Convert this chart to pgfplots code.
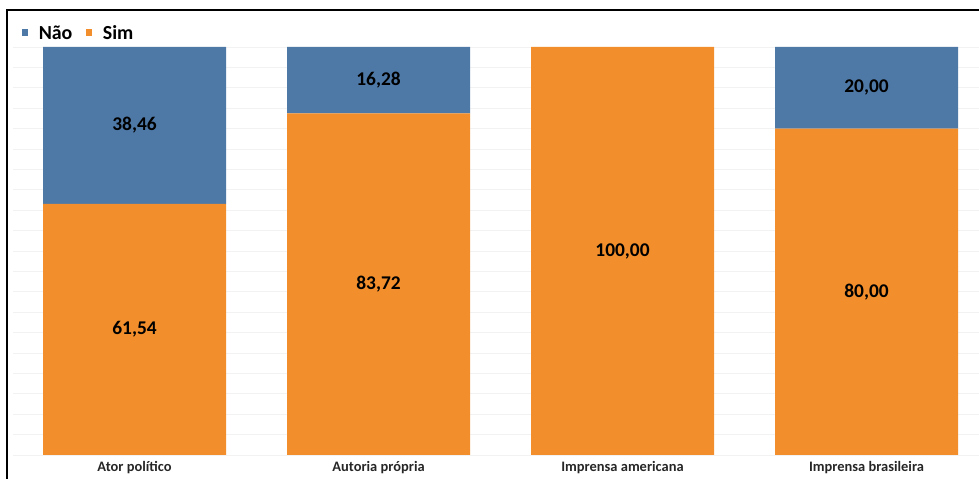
\documentclass[border=0pt]{standalone}
\usepackage{pgfplots}
\pgfplotsset{compat=1.18}
\usepackage{fontspec}
\setmainfont{Carlito}
\definecolor{nao}{HTML}{4E79A7}
\definecolor{sim}{HTML}{F28E2B}
\begin{document}
\begin{tikzpicture}[x=1bp,y=1bp]
\useasboundingbox (0,0) rectangle (979,479);
% frame around the chart
\draw[line width=2bp] (7,-5) -- (7,469) -- (990,469);
\begin{axis}[
  at={(13bp,24bp)}, anchor=south west,
  scale only axis, width=966bp, height=408bp,
  xmin=-0.498, xmax=3.461, ymin=0, ymax=100,
  ybar stacked, bar width=0.75,
  xtick={0,1,2,3},
  xticklabels={Ator político, Autoria própria, Imprensa americana, Imprensa brasileira},
  x tick label style={font=\bfseries\fontsize{14.5}{16}\selectfont, text=black!85, yshift=-3bp},
  ytick={0,5,...,100}, yticklabels={},
  ymajorgrids, grid style={color=black!5, line width=0.8bp},
  axis line style={draw=none}, major tick length=0pt,
  legend columns=2,
  legend style={at={(0.0095,1.036)}, anchor=west, draw=none, fill=none,
    font=\bfseries\fontsize{20}{22}\selectfont, inner sep=0pt,
    /tikz/every odd column/.append style={column sep=9bp},
    /tikz/every even column/.append style={column sep=12bp}},
  point meta=rawy,
  nodes near coords={\pgfmathfloatifflags{\pgfplotspointmeta}{0}{}{\pgfmathprintnumber{\pgfplotspointmeta}}},
  every node near coord/.append style={anchor=center,
    font=\bfseries\fontsize{19.5}{22}\selectfont, text=black},
  /pgf/number format/.cd, fixed, fixed zerofill, precision=2, use comma, assume math mode=true,
]
\addlegendimage{legend image code/.code={\fill[nao] (0bp,-3bp) rectangle (5bp,3bp);}}
\addlegendentry{\strut Não}
\addlegendimage{legend image code/.code={\fill[sim] (0bp,-3bp) rectangle (5bp,3bp);}}
\addlegendentry{\strut Sim}
% Sim (bottom segment)
\addplot[fill=sim, draw=none, forget plot] coordinates {(0,61.54) (1,83.72) (2,100) (3,80)};
% Não (top segment)
\addplot[fill=nao, draw=none, forget plot] coordinates {(0,38.46) (1,16.28) (2,0) (3,20)};
\end{axis}
\end{tikzpicture}
\end{document}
=======
## TASK OBJECTIVE
Restate the whole listing above exactly, please, omitting every image.

## RESPONSE FOR THIS EXERCISE
Convert this chart to pgfplots code.
\documentclass[border=0pt]{standalone}
\usepackage{pgfplots}
\pgfplotsset{compat=1.18}
\usepackage{fontspec}
\setmainfont{Carlito}
\definecolor{nao}{HTML}{4E79A7}
\definecolor{sim}{HTML}{F28E2B}
\begin{document}
\begin{tikzpicture}[x=1bp,y=1bp]
\useasboundingbox (0,0) rectangle (979,479);
% frame around the chart
\draw[line width=2bp] (7,-5) -- (7,469) -- (990,469);
\begin{axis}[
  at={(13bp,24bp)}, anchor=south west,
  scale only axis, width=966bp, height=408bp,
  xmin=-0.498, xmax=3.461, ymin=0, ymax=100,
  ybar stacked, bar width=0.75,
  xtick={0,1,2,3},
  xticklabels={Ator político, Autoria própria, Imprensa americana, Imprensa brasileira},
  x tick label style={font=\bfseries\fontsize{14.5}{16}\selectfont, text=black!85, yshift=-3bp},
  ytick={0,5,...,100}, yticklabels={},
  ymajorgrids, grid style={color=black!5, line width=0.8bp},
  axis line style={draw=none}, major tick length=0pt,
  legend columns=2,
  legend style={at={(0.0095,1.036)}, anchor=west, draw=none, fill=none,
    font=\bfseries\fontsize{20}{22}\selectfont, inner sep=0pt,
    /tikz/every odd column/.append style={column sep=9bp},
    /tikz/every even column/.append style={column sep=12bp}},
  point meta=rawy,
  nodes near coords={\pgfmathfloatifflags{\pgfplotspointmeta}{0}{}{\pgfmathprintnumber{\pgfplotspointmeta}}},
  every node near coord/.append style={anchor=center,
    font=\bfseries\fontsize{19.5}{22}\selectfont, text=black},
  /pgf/number format/.cd, fixed, fixed zerofill, precision=2, use comma, assume math mode=true,
]
\addlegendimage{legend image code/.code={\fill[nao] (0bp,-3bp) rectangle (5bp,3bp);}}
\addlegendentry{\strut Não}
\addlegendimage{legend image code/.code={\fill[sim] (0bp,-3bp) rectangle (5bp,3bp);}}
\addlegendentry{\strut Sim}
% Sim (bottom segment)
\addplot[fill=sim, draw=none, forget plot] coordinates {(0,61.54) (1,83.72) (2,100) (3,80)};
% Não (top segment)
\addplot[fill=nao, draw=none, forget plot] coordinates {(0,38.46) (1,16.28) (2,0) (3,20)};
\end{axis}
\end{tikzpicture}
\end{document}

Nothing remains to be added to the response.